When I'm commenting on someone's writing, one of the most common things I find myself saying is, 'I think you need either more of this, or less of it.' It might be some character who's characterised in such detail that they seem to be taking up an immoderate amount of space: readers expect the time they spend understanding and living alongside a character to be proportionate to their role in the plot, and can spend the whole book wondering when the person who took up the whole first chapter is actually going to return and blow up the bus. Which is fine, if they actually do... It might be a scene which goes on too long each side of the important moment: is its importance not written out fully enough, or is it actually not all that important and could go, its necessary elements distributed among other scenes? It might be some really painful, serious thing which just pops in for a bit: the death of a child, or holocaust survival, say, can seem crude, even callous, to have as a side-issue: a bit of instant angst, a plot device. Again it's a question of proportion: such things loom too large in us all to be used as a small piece of plot, and if such a big issue isn't given its due, at least subconsciously readers feel they're being manipulated by such a cheap effort at profundity.

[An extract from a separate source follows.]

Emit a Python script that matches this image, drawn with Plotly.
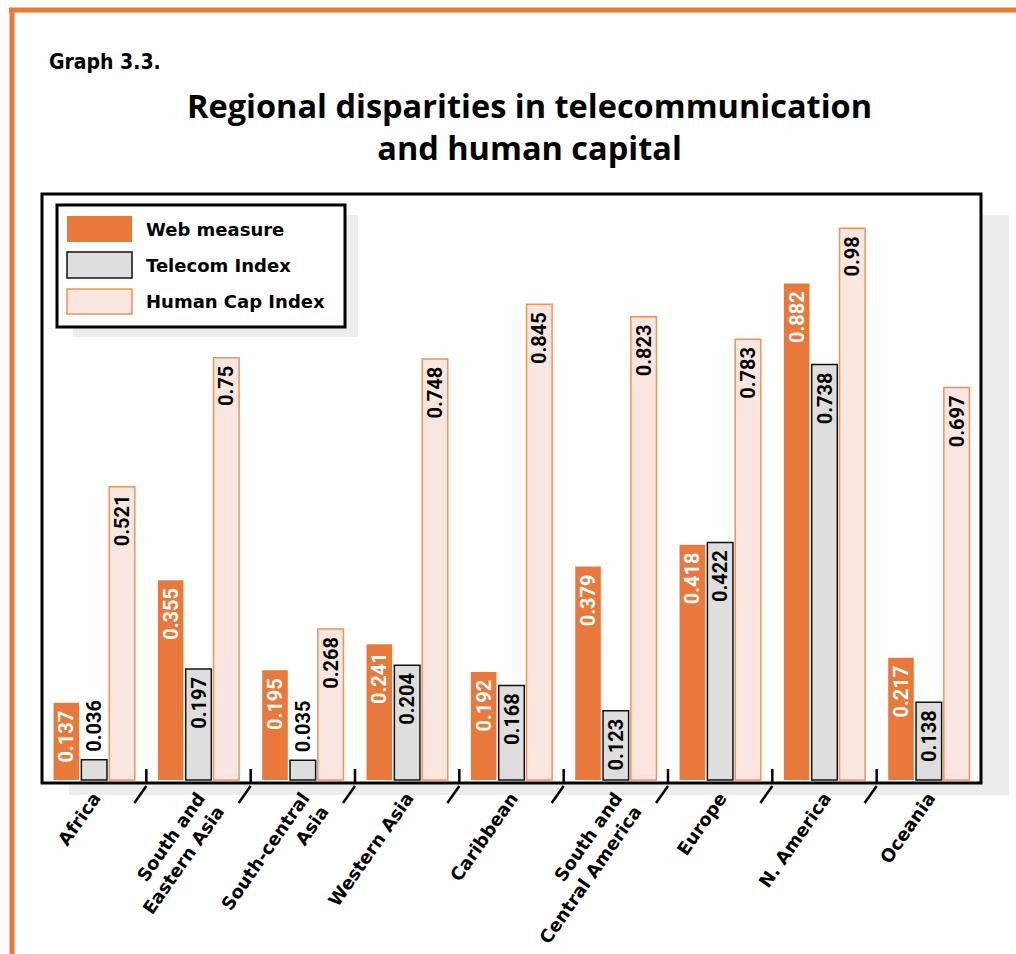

When I say things like, 'Either more, or less,' I don't know which will turn out be right: the writer must decide for themselves. In fact I very rarely have the answer to what I think isn't working in someone's novel. What I have (I hope) is a good eye for what's not working and (I hope even more) a clear way of unpicking it to the point of pinning down the cause of the failure of tension/language/character or whatever. Another frequent phrase in my reports is, 'You've given yourself a built-in difficulty, here...'. When we're discussing it, the writer will say, 'What I was trying to do was...' That's usually the breakthrough point. Because then they can start seeing what to write and how to write it instead, to make what they were trying to do actually happen for the reader.
I often know what I would do, in my book, if I'd landed myself in such a problem. Occasionally I'll throw out some suggestions, though always as an illustration of my point more than a prescription. It's not my book, it's theirs, and their solution will be different. If the grand confrontational scene between Him and Her isn't working, I might shut them in a car together so they can't escape till they either fall in love or or drive over a cliff, Writer B might set it all in the middle of a hideous family dinner for twenty with uncles and cousins chipping in to make things worse and the turkey going up in flames, while Writer C might make Him (or Her) run out of the house and take the first tramp steamer for Buenos Aires.
What it comes down to is that even a cold, hard 3,000 word report is as much about process as it is about product, about problem-finding more than problem-solving, about why it's come out, not-quite-working, as it has. Compared to that, a few lines about whether agents and editors are likely to fall in love with this book, is the least of it. Once the writer understands why what they wanted to happen in the book isn't quite happening, they can see how to make it happen, and make it work. That's the book that agents and editors will fall in love with.